The median forecast from analysts showed they see the Bank of Japan's rate rising to 0.5% by the end of the year and 0.75% by the end of 2025, suggesting they expect a very slow upward trajectory for rates. The Bank of Japan meeting comes hours after the Federal Reserve was expected to cut its benchmark interest rate in a long-awaited shift to an easing cycle. About 56% of economists said a Fed rate cut could have an impact on the Bank of Japan's rate path. Economists will be watching closely for the impact of the move on the U.S. economy and the yen.

"Global market participants are discussing the possibility of a U.S. economic slowdown or recession, and they believe the Fed rate will fall below 3%," said Chotaro Morita, chief strategist at All Nippon Asset Management. "If the economic environment forces the Fed rate below 3%, it will become impossible for the Bank of Japan to raise rates."

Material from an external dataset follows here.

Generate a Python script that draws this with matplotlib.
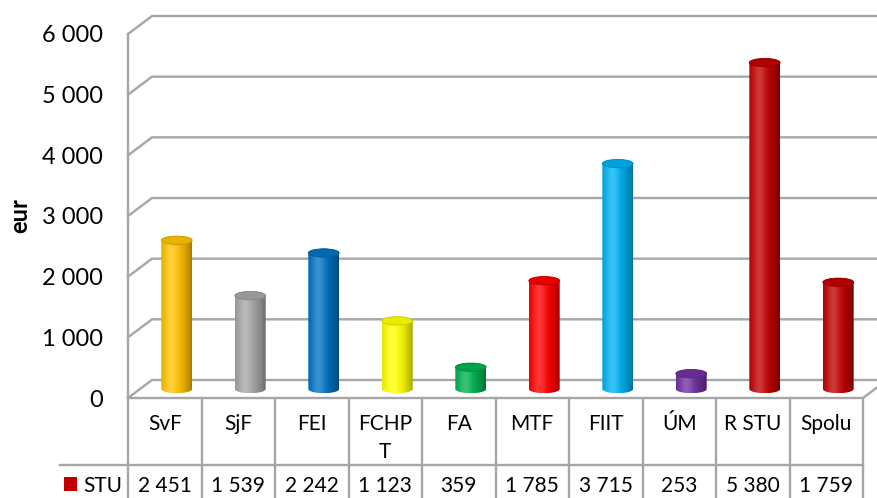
import numpy as np
import matplotlib.pyplot as plt
from matplotlib.patches import Ellipse, PathPatch, Rectangle
from matplotlib.path import Path
from matplotlib.colors import to_rgb

plt.rcParams['font.family'] = ['Lato', 'DejaVu Sans']

categories = ["SvF", "SjF", "FEI", "FCHPT", "FA", "MTF", "FIIT", "ÚM", "R STU", "Spolu"]
values = [2451, 1539, 2242, 1123, 359, 1785, 3715, 253, 5380, 1759]
bar_colors = ["#FFC000", "#A5A5A5", "#0070C0", "#FFFF00", "#00B050",
              "#FF0000", "#00B0F0", "#7030A0", "#C00000", "#C00000"]
series_name = "STU"
series_color = "#C00000"
yticks = [0, 1000, 2000, 3000, 4000, 5000, 6000]
ylabel = "eur"

W, H = 877, 498
GRID = "#A6A6A6"


def fmt(v):
    return f"{v:,}".replace(",", " ")


fig = plt.figure(figsize=(W / 100, H / 100), dpi=100)
ax = fig.add_axes([128 / W, (H - 398) / H, 735 / W, 364 / H])
ax.set_xlim(-0.5, len(categories) - 0.5)
ax.set_ylim(yticks[0], yticks[-1])

# pixel -> data conversions for the fake 3D depth
px_x = (len(categories)) / 735
px_y = (yticks[-1] - yticks[0]) / 364
DX, DY = 24 * px_x, 18 * px_y
x0, x1 = -0.5, len(categories) - 0.5

# back wall grid + left side wall
for t in yticks:
    ax.plot([x0, x0 + DX, x1 + DX + 1], [t, t + DY, t + DY], color=GRID, lw=1.7,
            clip_on=False, zorder=1, solid_joinstyle='miter')
# floor front edge and right diagonal
ax.plot([x0, x1, x1 + DX], [0, 0, DY], color=GRID, lw=1.7, clip_on=False, zorder=1)

ax.set_xticks([])
ax.set_yticks(yticks, [fmt(t) for t in yticks], fontsize=17)
ax.tick_params(axis='y', length=0, pad=18)
for side in ["top", "right", "bottom"]:
    ax.spines[side].set_visible(False)
ax.spines["left"].set_color(GRID)
ax.spines["left"].set_linewidth(1.7)
ax.set_ylabel(ylabel, fontsize=17, fontweight='bold', labelpad=8)
ax.patch.set_visible(False)


def shade(color, n=64):
    base = np.array(to_rgb(color))
    t = np.linspace(0, 1, n)
    light = 0.22 * np.exp(-((t - 0.33) / 0.22) ** 2)
    dark = 0.35 * (np.abs(t - 0.35) / 0.65) ** 2
    rgb = base * (1 - light[:, None]) + light[:, None]
    rgb = rgb * (1 - dark[:, None])
    return rgb[None, :, :]


# cylinders sit half-way into the depth
bw = 0.42
ry = 4.2 * px_y
theta_lo = np.linspace(np.pi, 2 * np.pi, 40)
theta_hi = np.linspace(0, np.pi, 40)
for i, (v, c) in enumerate(zip(values, bar_colors)):
    cx = i + DX / 2
    y0 = DY / 2
    top = y0 + v
    xs = np.concatenate([cx + bw / 2 * np.cos(theta_lo), cx + bw / 2 * np.cos(theta_hi)])
    ys = np.concatenate([y0 + ry * np.sin(theta_lo), top + ry * np.sin(theta_hi)])
    body = PathPatch(Path(np.column_stack([xs, ys]), closed=False),
                     facecolor='none', edgecolor='none')
    ax.add_patch(body)
    im = ax.imshow(shade(c), extent=(cx - bw / 2, cx + bw / 2, y0 - ry, top + ry),
                   aspect='auto', interpolation='bilinear', zorder=3)
    im.set_clip_path(body)
    base = np.array(to_rgb(c))
    ax.add_patch(Ellipse((cx, top), bw, 2 * ry, facecolor=base * 0.92,
                         edgecolor=base * 0.8, lw=0.6, zorder=4))

ax.set_xlim(x0, x1)
ax.set_ylim(yticks[0], yticks[-1])

# data table under the plot
tab = fig.add_axes([128 / W, 0, 735 / W, 100 / H])
tab.set_xlim(x0, x1)
tab.set_ylim(100, 0)
tab.axis('off')
col_px = 73.5
left = x0 - 68 / col_px
tab.plot([left, x1], [67, 67], color=GRID, lw=1.7, clip_on=False)
for k in range(len(categories) + 1):
    tab.plot([x0 + k, x0 + k], [0, 100], color=GRID, lw=1.7, clip_on=False)

renderer = fig.canvas.get_renderer()
limit = col_px - 12
for i, name in enumerate(categories):
    # wrap a header that does not fit its cell, one baseline per line
    lines = [name]
    t = tab.text(i, 32, name, ha='center', va='baseline', fontsize=15)
    if t.get_window_extent(renderer).width > limit:
        k = len(name)
        while k > 1:
            k -= 1
            t.set_text(name[:k])
            if t.get_window_extent(renderer).width <= limit:
                break
        lines = [name[:k], name[k:]]
        t.remove()
        for j, part in enumerate(lines):
            tab.text(i, 32 + 28 * j, part, ha='center', va='baseline', fontsize=15)
    tab.text(i, 94, fmt(values[i]), ha='center', va='baseline', fontsize=15)

tab.add_patch(Rectangle((x0 - 64 / col_px, 79), 13 / col_px, 14,
                        facecolor=series_color, edgecolor='none', clip_on=False))
tab.text(x0 - 45 / col_px, 94, series_name, ha='left', va='baseline', fontsize=15)

fig.savefig("out.png", dpi=100)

The yen hit 140.71 per dollar, a year-high, after Bank of Japan board member Junko Nakagawa reiterated on Wednesday that the central bank would raise rates if conditions allowed. Bank of Japan watchers noted that the yen still has a long way to go to prevent authorities from raising borrowing costs. According to the median view of analysts, the yen must appreciate to around 125 to make it difficult for the Bank of Japan to continue raising interest rates.

Economists are trying to judge whether the ruling Liberal Democratic Party leadership election will affect the Bank of Japan's policy path. Given the party's dominant position in parliament, the winner of the election will almost certainly become the country's next prime minister. Of the 36 economists who responded to the question, 86% believed that Sanae Takaichi, who advocates loose monetary policy, would make the Bank of Japan's normalization task most difficult. Several other candidates also expressed support for tightening loose monetary policy to support the yen and curb inflation. The LDP leadership election will be held on September 27.

"The likelihood of a national election this fall is rising, and the U.S. presidential election could have a clear impact on financial markets," said Katsuhiko Aiba, Japan economist at Citigroup Global Markets. "This means the Bank of Japan's policy meetings in September and October will be a time to review financial market and economic conditions," he said.